Design - Music
Nova-111 uses a simple 3-layer dynamic music system based on how many enemies on are close by. If there are 0 enemies close then only the Base Layer 0 plays. This is usually some bass and pads with possibly some melodies played every once and a while. If there is 1 enemy close by then the Tension Layer 1 fades in over top of Base Layer 0 with some light percussion and maybe another harmony element. If things are getting real and there are 2+ enemies on the screen then Tension Layer 2 fades in over top of the other two layers with some heavier percussion (usually Euclidean based) and more harmony elements. In some cases the Tension Layer 2 will fade out Layers 0 and parts of 1 but that is on a per track basis and can be heard more in World 3 where the music is a bit "stranger" and there is bigger contrast between Layers 0 and 2.

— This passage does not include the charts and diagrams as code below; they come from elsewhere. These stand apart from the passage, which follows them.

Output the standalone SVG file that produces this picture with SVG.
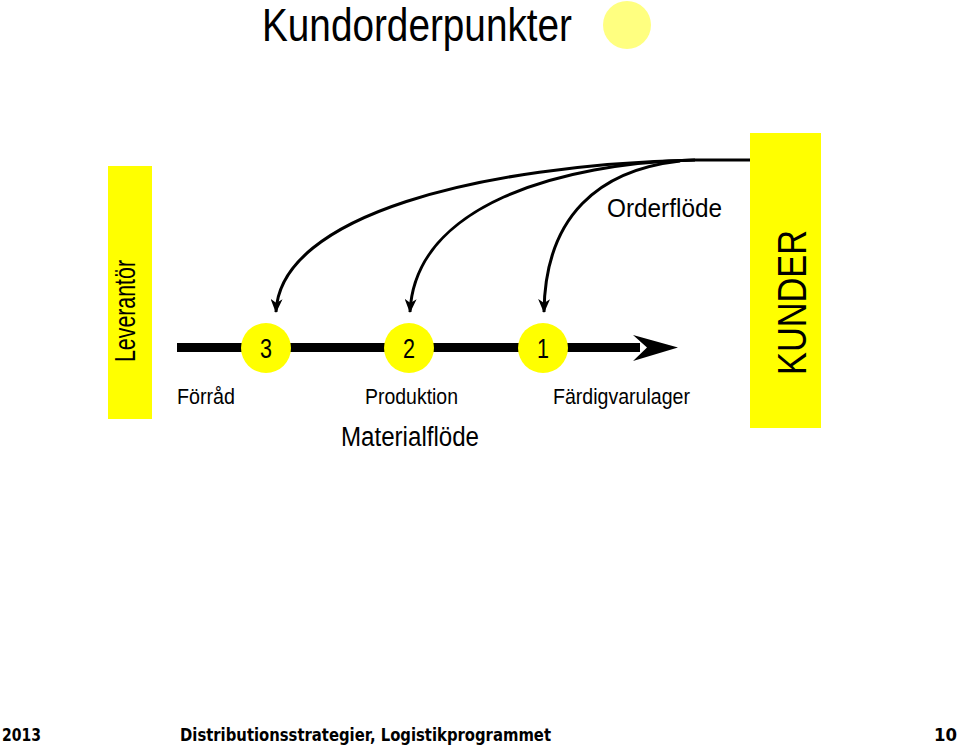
<svg xmlns="http://www.w3.org/2000/svg" width="959" height="745" viewBox="0 0 959 745">
<defs>
<style>
.t{font-family:"Liberation Sans Narrow","Liberation Sans",Arial,sans-serif;fill:#000}
.f{font-family:"DejaVu Sans",Verdana,sans-serif;font-weight:bold;fill:#000;font-size:17px}
.c{fill:none;stroke:#000;stroke-width:3}
.node{fill:#FFFF00}
</style>
<marker id="ah" viewBox="0 0 14 12" refX="13" refY="6" markerWidth="14" markerHeight="12" markerUnits="userSpaceOnUse" orient="auto">
<path d="M0,0 L14,6 L0,12 L4,6 Z" fill="#000"/>
</marker>
</defs>
<rect width="959" height="745" fill="#fff"/>
<g id="title">
<text class="t" x="262" y="41" font-size="46" textLength="310" lengthAdjust="spacingAndGlyphs">Kundorderpunkter</text>
<circle cx="627" cy="25" r="24" fill="#FFFF80"/>
</g>
<g id="leverantor">
<rect class="node" x="108" y="166" width="44" height="253"/>
<text class="t" transform="translate(135,362) rotate(-90)" font-size="29" textLength="102" lengthAdjust="spacingAndGlyphs">Leverantör</text>
</g>
<g id="kunder">
<rect class="node" x="750" y="133" width="71" height="295"/>
<text class="t" transform="translate(806,375) rotate(-90)" font-size="41" textLength="145" lengthAdjust="spacingAndGlyphs">KUNDER</text>
</g>
<g id="connectors">
<line x1="177" y1="347.5" x2="640" y2="347.5" stroke="#000" stroke-width="9"/>
<path d="M633,335 L678,347.5 L633,361 L647,347.5 Z" fill="#000"/>
<path class="c" d="M750,160 L695,160" stroke-width="3"/>
<path class="c" d="M695,160 C480,165 280,215 276,312" marker-end="url(#ah)"/>
<path class="c" d="M695,160 C560,163 415,205 410,312" marker-end="url(#ah)"/>
<path class="c" d="M680,161 C600,170 545,215 544,312" marker-end="url(#ah)"/>
</g>
<g id="n3">
<circle class="node" cx="266" cy="348" r="25"/>
<text class="t" x="260" y="358" font-size="28" textLength="12" lengthAdjust="spacingAndGlyphs">3</text>
</g>
<g id="n2">
<circle class="node" cx="409" cy="348" r="25"/>
<text class="t" x="403" y="358" font-size="28" textLength="12" lengthAdjust="spacingAndGlyphs">2</text>
</g>
<g id="n1">
<circle class="node" cx="543" cy="348" r="25"/>
<text class="t" x="537" y="358" font-size="28" textLength="12" lengthAdjust="spacingAndGlyphs">1</text>
</g>
<g id="labels">
<text class="t" x="607" y="217" font-size="26" textLength="115" lengthAdjust="spacingAndGlyphs">Orderflöde</text>
<text class="t" x="177" y="404" font-size="22" textLength="58" lengthAdjust="spacingAndGlyphs">Förråd</text>
<text class="t" x="365" y="404" font-size="22" textLength="93" lengthAdjust="spacingAndGlyphs">Produktion</text>
<text class="t" x="553" y="404" font-size="22" textLength="137" lengthAdjust="spacingAndGlyphs">Färdigvarulager</text>
<text class="t" x="341" y="446" font-size="27" textLength="138" lengthAdjust="spacingAndGlyphs">Materialflöde</text>
</g>
<g id="footer">
<text class="f" x="2" y="741" textLength="39" lengthAdjust="spacingAndGlyphs">2013</text>
<text class="f" x="180" y="741" textLength="371" lengthAdjust="spacingAndGlyphs">Distributionsstrategier, Logistikprogrammet</text>
<text class="f" x="934" y="741" textLength="23" lengthAdjust="spacingAndGlyphs">10</text>
</g>
</svg>
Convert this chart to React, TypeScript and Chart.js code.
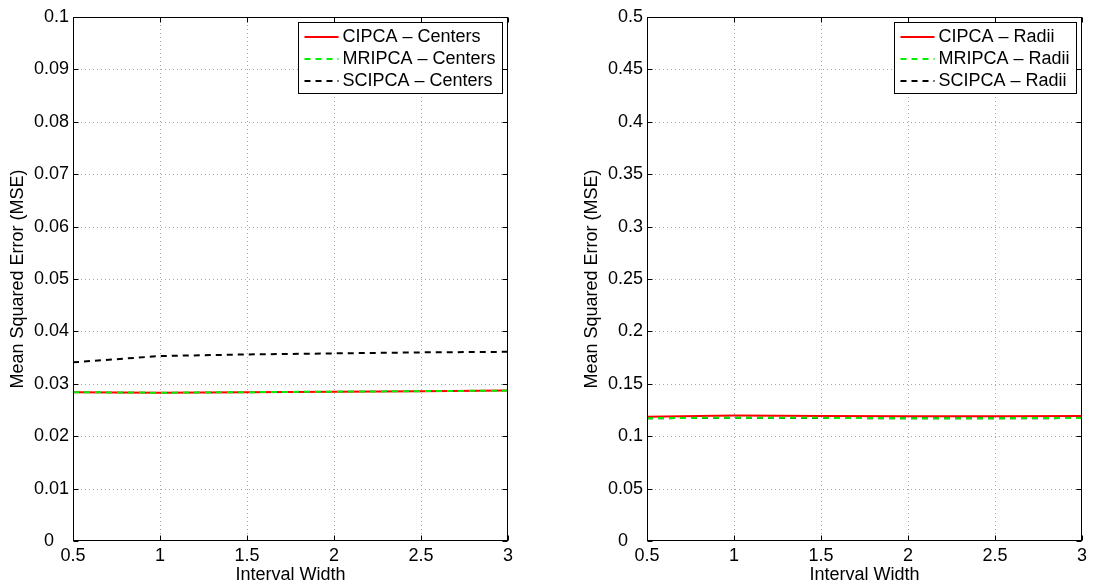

All in all the music for Nova-111 is made of of small simple loops that gain movement and interest from the dynamics of gameplay. If the player sitting around not moving or near enemies, the music will stay pretty chill and hopefully unobtrusive. If the player is moving around a lot the music should have nice ups and downs like any normal track while at the same time hinting and influencing the players behaviour by letting them know enemies are near. It may be a little bit "video game-y" to have the music fade in and out based on enemies being close but I really really don't care because this is a video game. I intentionally wanted Nova-111 to sound like a video game, which is something I will discuss more when we get to sound effects.
The music was also made in short, simple loops for pragmatic reasons. As an indie game that was potentially going to be (and is going to be) on a handheld console; performance and memory was an issue. So instead of writing 5+ minute long looping tracks that would take up precious memory; I felt we could take advantage of our audio engine FMOD Studio and have the engine take these fragments and turn them into the song much like Ableton Live had when I first composed the tracks. Additionally: given the relative inexperience of all of us devs involved; I did not want to make a complex music system that would bite the project down the road due to design, memory, size, or performance reasons. I feel like we made the right choice, although now I know we would have been able to handle a system much more complex even if the game didn't warrant it.
Due to the fiscal realities of an indie studio porting the game to multiple consoles; FMOD Studio is only used for the PC/Mac versions. PC/Mac were the ones I had direct involvement in and am looking forward to hearing how great of an admittedly difficult job Funktronic Labs and porting developer Curve Studios did moving the audio over to consoles.
The sound design in Nova-111 was also a real treat because again; I had free reign to make whatever I wanted (with some light direction and revision suggestions of course).
Design - SFX
Like I alluded to before; I wanted the sound effects to sound like a video game. By this I don't mean annoyingly repetitive, lo-fi, of "bleepy". I wanted the sounds to be clear, enjoyable, iconic, and read well. I am a big fan of Japanese sound design in Mega Man X, Final Fantasy, and Mario games and I have an interest in sound design in anime. In all those cases the sound design is simple, with few (if any) variation, and an emphasis on sounding cool and reading clearly.
With Nova I focused on having just 1 cool sound for each action and either: breaking it into pieces and adding independent pitch variation on each part, or just pitch/volume variation on the single asset. Some sounds that will get heard a bunch like rock explosions, impacts, fire explosions, and damage glitches there is a lot more asset variation. But I always wanted a chomper enemy to sound like a chomper enemy so the player has a clear read on what is happening. Additionally; time, space, and performance were factors in deciding which elements should get more variations vs others. But ultimately it came down to if the game would feel better with more or less of the varied sounds and I think variation does not always equal a better experience.
At the beginning of the project I also focused on the ship; the Nova-111 having mechanical non-organic sounds and all the enemies having organic sounds. Most enemies are made up of fruit squishes, my voice, bubbles, and other non-metal sounds. Whereas the Nova-111 and its abilities are all metallic, synthetic, or in some way "not squishy". This philosophy shifted slightly when we added some more robotic/inorganic obstacles/enemies but even in these cases there are some organic elements to those creatures.